EXERCISE PROMPT:
Please output every line of the material as it stands, without the pictures.

SOURCE MATERIAL:
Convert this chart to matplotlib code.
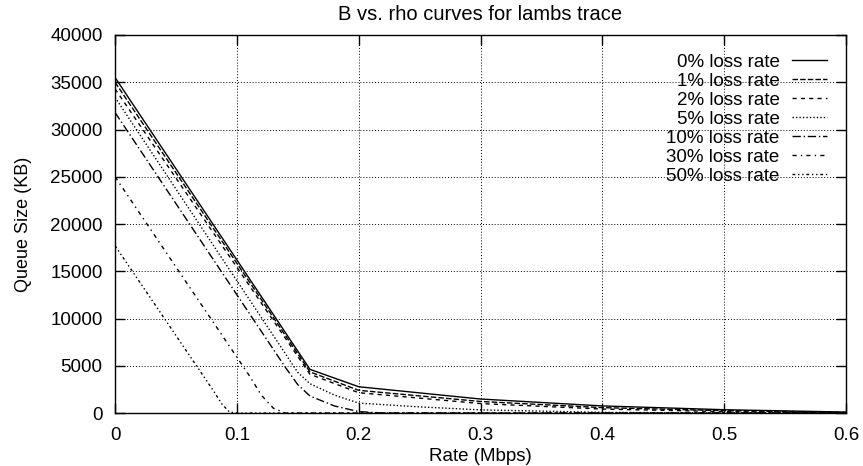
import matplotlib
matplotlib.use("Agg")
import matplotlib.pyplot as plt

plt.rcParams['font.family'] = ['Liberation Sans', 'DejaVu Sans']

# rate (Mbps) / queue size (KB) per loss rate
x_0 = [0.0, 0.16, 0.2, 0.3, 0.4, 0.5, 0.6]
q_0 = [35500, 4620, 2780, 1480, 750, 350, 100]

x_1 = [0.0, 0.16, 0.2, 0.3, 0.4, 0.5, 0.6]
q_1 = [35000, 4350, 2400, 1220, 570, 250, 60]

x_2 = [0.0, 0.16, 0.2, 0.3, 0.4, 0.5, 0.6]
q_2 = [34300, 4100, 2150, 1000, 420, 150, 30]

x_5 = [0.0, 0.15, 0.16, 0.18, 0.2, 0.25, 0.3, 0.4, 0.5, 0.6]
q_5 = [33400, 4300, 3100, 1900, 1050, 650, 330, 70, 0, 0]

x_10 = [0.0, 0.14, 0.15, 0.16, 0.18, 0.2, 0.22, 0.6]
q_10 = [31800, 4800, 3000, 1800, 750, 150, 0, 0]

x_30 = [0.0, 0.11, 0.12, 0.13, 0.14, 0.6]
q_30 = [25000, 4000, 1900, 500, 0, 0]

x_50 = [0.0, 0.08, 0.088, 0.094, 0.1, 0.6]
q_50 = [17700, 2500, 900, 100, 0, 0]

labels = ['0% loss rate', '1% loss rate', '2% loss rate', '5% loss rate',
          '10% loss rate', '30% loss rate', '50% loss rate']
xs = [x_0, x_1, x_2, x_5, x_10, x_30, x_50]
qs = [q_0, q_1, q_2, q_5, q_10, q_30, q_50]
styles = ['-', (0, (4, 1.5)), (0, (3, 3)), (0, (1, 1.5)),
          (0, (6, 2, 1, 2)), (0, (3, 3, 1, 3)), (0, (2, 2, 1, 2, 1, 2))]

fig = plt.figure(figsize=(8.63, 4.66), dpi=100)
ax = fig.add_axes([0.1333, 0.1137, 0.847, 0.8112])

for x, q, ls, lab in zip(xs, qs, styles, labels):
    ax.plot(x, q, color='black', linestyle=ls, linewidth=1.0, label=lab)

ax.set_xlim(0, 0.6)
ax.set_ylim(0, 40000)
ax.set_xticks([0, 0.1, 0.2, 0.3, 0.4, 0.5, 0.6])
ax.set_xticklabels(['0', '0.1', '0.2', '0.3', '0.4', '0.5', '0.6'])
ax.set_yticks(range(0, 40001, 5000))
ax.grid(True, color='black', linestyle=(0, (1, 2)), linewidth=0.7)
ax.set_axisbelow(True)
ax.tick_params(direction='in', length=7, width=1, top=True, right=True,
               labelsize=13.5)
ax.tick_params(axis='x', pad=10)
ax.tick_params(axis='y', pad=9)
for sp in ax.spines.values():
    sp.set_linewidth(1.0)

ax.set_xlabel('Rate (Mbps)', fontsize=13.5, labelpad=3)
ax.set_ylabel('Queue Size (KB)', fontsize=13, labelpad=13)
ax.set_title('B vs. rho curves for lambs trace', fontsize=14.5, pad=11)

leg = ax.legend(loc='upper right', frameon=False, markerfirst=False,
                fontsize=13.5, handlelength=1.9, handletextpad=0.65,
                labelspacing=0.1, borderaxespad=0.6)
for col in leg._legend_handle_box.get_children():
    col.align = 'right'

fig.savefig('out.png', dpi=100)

SOLUTION BELOW:
Convert this chart to matplotlib code.
import matplotlib
matplotlib.use("Agg")
import matplotlib.pyplot as plt

plt.rcParams['font.family'] = ['Liberation Sans', 'DejaVu Sans']

# rate (Mbps) / queue size (KB) per loss rate
x_0 = [0.0, 0.16, 0.2, 0.3, 0.4, 0.5, 0.6]
q_0 = [35500, 4620, 2780, 1480, 750, 350, 100]

x_1 = [0.0, 0.16, 0.2, 0.3, 0.4, 0.5, 0.6]
q_1 = [35000, 4350, 2400, 1220, 570, 250, 60]

x_2 = [0.0, 0.16, 0.2, 0.3, 0.4, 0.5, 0.6]
q_2 = [34300, 4100, 2150, 1000, 420, 150, 30]

x_5 = [0.0, 0.15, 0.16, 0.18, 0.2, 0.25, 0.3, 0.4, 0.5, 0.6]
q_5 = [33400, 4300, 3100, 1900, 1050, 650, 330, 70, 0, 0]

x_10 = [0.0, 0.14, 0.15, 0.16, 0.18, 0.2, 0.22, 0.6]
q_10 = [31800, 4800, 3000, 1800, 750, 150, 0, 0]

x_30 = [0.0, 0.11, 0.12, 0.13, 0.14, 0.6]
q_30 = [25000, 4000, 1900, 500, 0, 0]

x_50 = [0.0, 0.08, 0.088, 0.094, 0.1, 0.6]
q_50 = [17700, 2500, 900, 100, 0, 0]

labels = ['0% loss rate', '1% loss rate', '2% loss rate', '5% loss rate',
          '10% loss rate', '30% loss rate', '50% loss rate']
xs = [x_0, x_1, x_2, x_5, x_10, x_30, x_50]
qs = [q_0, q_1, q_2, q_5, q_10, q_30, q_50]
styles = ['-', (0, (4, 1.5)), (0, (3, 3)), (0, (1, 1.5)),
          (0, (6, 2, 1, 2)), (0, (3, 3, 1, 3)), (0, (2, 2, 1, 2, 1, 2))]

fig = plt.figure(figsize=(8.63, 4.66), dpi=100)
ax = fig.add_axes([0.1333, 0.1137, 0.847, 0.8112])

for x, q, ls, lab in zip(xs, qs, styles, labels):
    ax.plot(x, q, color='black', linestyle=ls, linewidth=1.0, label=lab)

ax.set_xlim(0, 0.6)
ax.set_ylim(0, 40000)
ax.set_xticks([0, 0.1, 0.2, 0.3, 0.4, 0.5, 0.6])
ax.set_xticklabels(['0', '0.1', '0.2', '0.3', '0.4', '0.5', '0.6'])
ax.set_yticks(range(0, 40001, 5000))
ax.grid(True, color='black', linestyle=(0, (1, 2)), linewidth=0.7)
ax.set_axisbelow(True)
ax.tick_params(direction='in', length=7, width=1, top=True, right=True,
               labelsize=13.5)
ax.tick_params(axis='x', pad=10)
ax.tick_params(axis='y', pad=9)
for sp in ax.spines.values():
    sp.set_linewidth(1.0)

ax.set_xlabel('Rate (Mbps)', fontsize=13.5, labelpad=3)
ax.set_ylabel('Queue Size (KB)', fontsize=13, labelpad=13)
ax.set_title('B vs. rho curves for lambs trace', fontsize=14.5, pad=11)

leg = ax.legend(loc='upper right', frameon=False, markerfirst=False,
                fontsize=13.5, handlelength=1.9, handletextpad=0.65,
                labelspacing=0.1, borderaxespad=0.6)
for col in leg._legend_handle_box.get_children():
    col.align = 'right'

fig.savefig('out.png', dpi=100)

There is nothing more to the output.